* **AIM OF THE TASK**: Transcribe the listing exactly, leaving out every picture.

[START OF RECORDED INFORMATION]

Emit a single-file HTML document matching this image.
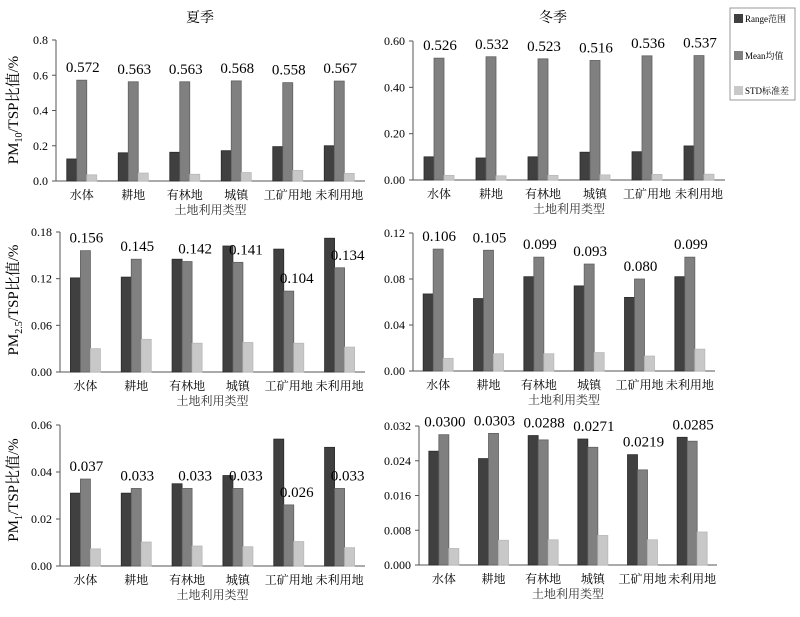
<!DOCTYPE html>
<html><head><meta charset="utf-8"><style>
body{margin:0;background:#fff;}
svg{display:block;font-family:"Liberation Serif","Noto Serif CJK SC",serif;}
</style></head><body>
<svg id="chart" width="800" height="617" viewBox="0 0 800 617" xmlns="http://www.w3.org/2000/svg">
<text x="200" y="22" font-size="14" text-anchor="middle">夏季</text>
<text x="553" y="22" font-size="14" text-anchor="middle">冬季</text>
<g><text transform="translate(18,110) rotate(-90)" font-size="15" text-anchor="middle">PM<tspan font-size="10" dy="4">10</tspan><tspan dy="-4">/TSP比值/%</tspan></text></g>
<g><text transform="translate(18,300) rotate(-90)" font-size="15" text-anchor="middle">PM<tspan font-size="10" dy="4">2.5</tspan><tspan dy="-4">/TSP比值/%</tspan></text></g>
<g><text transform="translate(18,490) rotate(-90)" font-size="15" text-anchor="middle">PM<tspan font-size="10" dy="4">1</tspan><tspan dy="-4">/TSP比值/%</tspan></text></g>
<g>
<rect x="730" y="8" width="65" height="92" fill="#fff" stroke="#999"/>
<rect x="734" y="14" width="9" height="9" fill="#404040"/><text x="745" y="22" font-size="9">Range范围</text>
<rect x="734" y="51" width="9" height="9" fill="#808080"/><text x="745" y="59" font-size="9">Mean均值</text>
<rect x="734" y="86" width="9" height="9" fill="#c8c8c8"/><text x="745" y="94" font-size="9">STD标准差</text>
</g>
</svg>
<script>
const categories=["水体","耕地","有林地","城镇","工矿用地","未利用地"];
const pm10SummerRange=[0.125,0.16,0.163,0.172,0.195,0.2];
const pm10SummerMean=[0.572,0.563,0.563,0.568,0.558,0.567];
const pm10SummerStd=[0.035,0.045,0.038,0.048,0.06,0.043];
const pm10SummerTicks=["0.0","0.2","0.4","0.6","0.8"];
const pm10WinterRange=[0.10,0.095,0.10,0.12,0.122,0.147];
const pm10WinterMean=[0.526,0.532,0.523,0.516,0.536,0.537];
const pm10WinterStd=[0.02,0.018,0.02,0.022,0.024,0.025];
const pm10WinterTicks=["0.00","0.20","0.40","0.60"];
const pm25SummerRange=[0.121,0.122,0.145,0.162,0.158,0.172];
const pm25SummerMean=[0.156,0.145,0.142,0.141,0.104,0.134];
const pm25SummerStd=[0.03,0.042,0.037,0.038,0.037,0.032];
const pm25SummerTicks=["0.00","0.06","0.12","0.18"];
const pm25WinterRange=[0.067,0.063,0.082,0.074,0.064,0.082];
const pm25WinterMean=[0.106,0.105,0.099,0.093,0.080,0.099];
const pm25WinterStd=[0.011,0.015,0.015,0.016,0.013,0.019];
const pm25WinterTicks=["0.00","0.04","0.08","0.12"];
const pm1SummerRange=[0.031,0.031,0.035,0.0385,0.054,0.0505];
const pm1SummerMean=[0.037,0.033,0.033,0.033,0.026,0.033];
const pm1SummerStd=[0.0073,0.0102,0.0085,0.0082,0.0104,0.0078];
const pm1SummerTicks=["0.00","0.02","0.04","0.06"];
const pm1WinterRange=[0.0262,0.0245,0.0298,0.0290,0.0254,0.0294];
const pm1WinterMean=[0.0300,0.0303,0.0288,0.0271,0.0219,0.0285];
const pm1WinterStd=[0.0038,0.0057,0.0058,0.0068,0.0058,0.0076];
const pm1WinterTicks=["0.000","0.008","0.016","0.024","0.032"];
const pm1WinterLabels=["0.0300","0.0303","0.0288","0.0271","0.0219","0.0285"];

const svg=document.getElementById('chart');
const NS='http://www.w3.org/2000/svg';
function mk(tag,attrs,parent){const e=document.createElementNS(NS,tag);for(const k in attrs)e.setAttribute(k,attrs[k]);parent.appendChild(e);return e;}
function panel(name,x0,x1,yTop,yBase,ticks,range,mean,std,labels,digits){
  const g=mk('g',{},svg);
  
  
  const maxV=parseFloat(ticks[ticks.length-1]);
  const y=v=>yBase-(v/maxV)*(yBase-yTop);
  const cw=(x1-x0)/categories.length;
  const ax=mk('path',{d:`M${x0},${yTop} V${yBase} H${x1}`,stroke:'#555',fill:'none','stroke-width':1},g);
  
  
  ticks.forEach(t=>{const v=parseFloat(t);const ty=y(v);
    mk('line',{x1:x0-4,x2:x0,y1:ty,y2:ty,stroke:'#555'},g);
    const tx=mk('text',{x:x0-8,y:ty+4,'font-size':12,'text-anchor':'end'},g);tx.textContent=t;
    
    
  });
  const series=[[range,'#404040','#2a2a2a','bar-range'],[mean,'#808080','#606060','bar-mean'],[std,'#c8c8c8','#b8b8b8','bar-std']];
  categories.forEach((c,i)=>{
    const cx=x0+cw*(i+0.5);
    series.forEach((s,j)=>{
      const v=s[0][i];const bx=cx-15+j*10;
      const r=mk('rect',{x:bx,y:y(v),width:10,height:yBase-y(v),fill:s[1],stroke:s[2],'stroke-width':0.8},g);
      
      
    });
    const shift=range[i]>mean[i]*0.97?(digits>3?0:7):0;
    const lt=mk('text',{x:cx+1+shift,y:y(Math.max(mean[i],digits>3?range[i]:mean[i]))-8,'font-size':15,'text-anchor':'middle'},g);
    lt.textContent=labels?labels[i]:mean[i].toFixed(digits);
    
    
    const ct=mk('text',{x:cx,y:yBase+18,'font-size':12,'text-anchor':'middle'},g);
    ct.textContent=c;
    
    
  });
  const xt=mk('text',{x:(x0+x1)/2,y:yBase+33,'font-size':12,'text-anchor':'middle',fill:'#333'},g);
  xt.textContent='土地利用类型';
  
  
}
panel('pm10-summer-panel',56,365,40,181,pm10SummerTicks,pm10SummerRange,pm10SummerMean,pm10SummerStd,null,3);
panel('pm10-winter-panel',413,725,41,180,pm10WinterTicks,pm10WinterRange,pm10WinterMean,pm10WinterStd,null,3);
panel('pm25-summer-panel',60,365,232,372,pm25SummerTicks,pm25SummerRange,pm25SummerMean,pm25SummerStd,null,3);
panel('pm25-winter-panel',413,715,233,371,pm25WinterTicks,pm25WinterRange,pm25WinterMean,pm25WinterStd,null,3);
panel('pm1-summer-panel',60,365,425,566,pm1SummerTicks,pm1SummerRange,pm1SummerMean,pm1SummerStd,null,3);
panel('pm1-winter-panel',419,717,426,565,pm1WinterTicks,pm1WinterRange,pm1WinterMean,pm1WinterStd,pm1WinterLabels,4);
</script>
</body></html>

[END OF RECORDED INFORMATION]

* **OUTPUT OF THE TASK**:
Emit a single-file HTML document matching this image.
<!DOCTYPE html>
<html><head><meta charset="utf-8"><style>
body{margin:0;background:#fff;}
svg{display:block;font-family:"Liberation Serif","Noto Serif CJK SC",serif;}
</style></head><body>
<svg id="chart" width="800" height="617" viewBox="0 0 800 617" xmlns="http://www.w3.org/2000/svg">
<text x="200" y="22" font-size="14" text-anchor="middle">夏季</text>
<text x="553" y="22" font-size="14" text-anchor="middle">冬季</text>
<g><text transform="translate(18,110) rotate(-90)" font-size="15" text-anchor="middle">PM<tspan font-size="10" dy="4">10</tspan><tspan dy="-4">/TSP比值/%</tspan></text></g>
<g><text transform="translate(18,300) rotate(-90)" font-size="15" text-anchor="middle">PM<tspan font-size="10" dy="4">2.5</tspan><tspan dy="-4">/TSP比值/%</tspan></text></g>
<g><text transform="translate(18,490) rotate(-90)" font-size="15" text-anchor="middle">PM<tspan font-size="10" dy="4">1</tspan><tspan dy="-4">/TSP比值/%</tspan></text></g>
<g>
<rect x="730" y="8" width="65" height="92" fill="#fff" stroke="#999"/>
<rect x="734" y="14" width="9" height="9" fill="#404040"/><text x="745" y="22" font-size="9">Range范围</text>
<rect x="734" y="51" width="9" height="9" fill="#808080"/><text x="745" y="59" font-size="9">Mean均值</text>
<rect x="734" y="86" width="9" height="9" fill="#c8c8c8"/><text x="745" y="94" font-size="9">STD标准差</text>
</g>
</svg>
<script>
const categories=["水体","耕地","有林地","城镇","工矿用地","未利用地"];
const pm10SummerRange=[0.125,0.16,0.163,0.172,0.195,0.2];
const pm10SummerMean=[0.572,0.563,0.563,0.568,0.558,0.567];
const pm10SummerStd=[0.035,0.045,0.038,0.048,0.06,0.043];
const pm10SummerTicks=["0.0","0.2","0.4","0.6","0.8"];
const pm10WinterRange=[0.10,0.095,0.10,0.12,0.122,0.147];
const pm10WinterMean=[0.526,0.532,0.523,0.516,0.536,0.537];
const pm10WinterStd=[0.02,0.018,0.02,0.022,0.024,0.025];
const pm10WinterTicks=["0.00","0.20","0.40","0.60"];
const pm25SummerRange=[0.121,0.122,0.145,0.162,0.158,0.172];
const pm25SummerMean=[0.156,0.145,0.142,0.141,0.104,0.134];
const pm25SummerStd=[0.03,0.042,0.037,0.038,0.037,0.032];
const pm25SummerTicks=["0.00","0.06","0.12","0.18"];
const pm25WinterRange=[0.067,0.063,0.082,0.074,0.064,0.082];
const pm25WinterMean=[0.106,0.105,0.099,0.093,0.080,0.099];
const pm25WinterStd=[0.011,0.015,0.015,0.016,0.013,0.019];
const pm25WinterTicks=["0.00","0.04","0.08","0.12"];
const pm1SummerRange=[0.031,0.031,0.035,0.0385,0.054,0.0505];
const pm1SummerMean=[0.037,0.033,0.033,0.033,0.026,0.033];
const pm1SummerStd=[0.0073,0.0102,0.0085,0.0082,0.0104,0.0078];
const pm1SummerTicks=["0.00","0.02","0.04","0.06"];
const pm1WinterRange=[0.0262,0.0245,0.0298,0.0290,0.0254,0.0294];
const pm1WinterMean=[0.0300,0.0303,0.0288,0.0271,0.0219,0.0285];
const pm1WinterStd=[0.0038,0.0057,0.0058,0.0068,0.0058,0.0076];
const pm1WinterTicks=["0.000","0.008","0.016","0.024","0.032"];
const pm1WinterLabels=["0.0300","0.0303","0.0288","0.0271","0.0219","0.0285"];

const svg=document.getElementById('chart');
const NS='http://www.w3.org/2000/svg';
function mk(tag,attrs,parent){const e=document.createElementNS(NS,tag);for(const k in attrs)e.setAttribute(k,attrs[k]);parent.appendChild(e);return e;}
function panel(name,x0,x1,yTop,yBase,ticks,range,mean,std,labels,digits){
  const g=mk('g',{},svg);
  
  
  const maxV=parseFloat(ticks[ticks.length-1]);
  const y=v=>yBase-(v/maxV)*(yBase-yTop);
  const cw=(x1-x0)/categories.length;
  const ax=mk('path',{d:`M${x0},${yTop} V${yBase} H${x1}`,stroke:'#555',fill:'none','stroke-width':1},g);
  
  
  ticks.forEach(t=>{const v=parseFloat(t);const ty=y(v);
    mk('line',{x1:x0-4,x2:x0,y1:ty,y2:ty,stroke:'#555'},g);
    const tx=mk('text',{x:x0-8,y:ty+4,'font-size':12,'text-anchor':'end'},g);tx.textContent=t;
    
    
  });
  const series=[[range,'#404040','#2a2a2a','bar-range'],[mean,'#808080','#606060','bar-mean'],[std,'#c8c8c8','#b8b8b8','bar-std']];
  categories.forEach((c,i)=>{
    const cx=x0+cw*(i+0.5);
    series.forEach((s,j)=>{
      const v=s[0][i];const bx=cx-15+j*10;
      const r=mk('rect',{x:bx,y:y(v),width:10,height:yBase-y(v),fill:s[1],stroke:s[2],'stroke-width':0.8},g);
      
      
    });
    const shift=range[i]>mean[i]*0.97?(digits>3?0:7):0;
    const lt=mk('text',{x:cx+1+shift,y:y(Math.max(mean[i],digits>3?range[i]:mean[i]))-8,'font-size':15,'text-anchor':'middle'},g);
    lt.textContent=labels?labels[i]:mean[i].toFixed(digits);
    
    
    const ct=mk('text',{x:cx,y:yBase+18,'font-size':12,'text-anchor':'middle'},g);
    ct.textContent=c;
    
    
  });
  const xt=mk('text',{x:(x0+x1)/2,y:yBase+33,'font-size':12,'text-anchor':'middle',fill:'#333'},g);
  xt.textContent='土地利用类型';
  
  
}
panel('pm10-summer-panel',56,365,40,181,pm10SummerTicks,pm10SummerRange,pm10SummerMean,pm10SummerStd,null,3);
panel('pm10-winter-panel',413,725,41,180,pm10WinterTicks,pm10WinterRange,pm10WinterMean,pm10WinterStd,null,3);
panel('pm25-summer-panel',60,365,232,372,pm25SummerTicks,pm25SummerRange,pm25SummerMean,pm25SummerStd,null,3);
panel('pm25-winter-panel',413,715,233,371,pm25WinterTicks,pm25WinterRange,pm25WinterMean,pm25WinterStd,null,3);
panel('pm1-summer-panel',60,365,425,566,pm1SummerTicks,pm1SummerRange,pm1SummerMean,pm1SummerStd,null,3);
panel('pm1-winter-panel',419,717,426,565,pm1WinterTicks,pm1WinterRange,pm1WinterMean,pm1WinterStd,pm1WinterLabels,4);
</script>
</body></html>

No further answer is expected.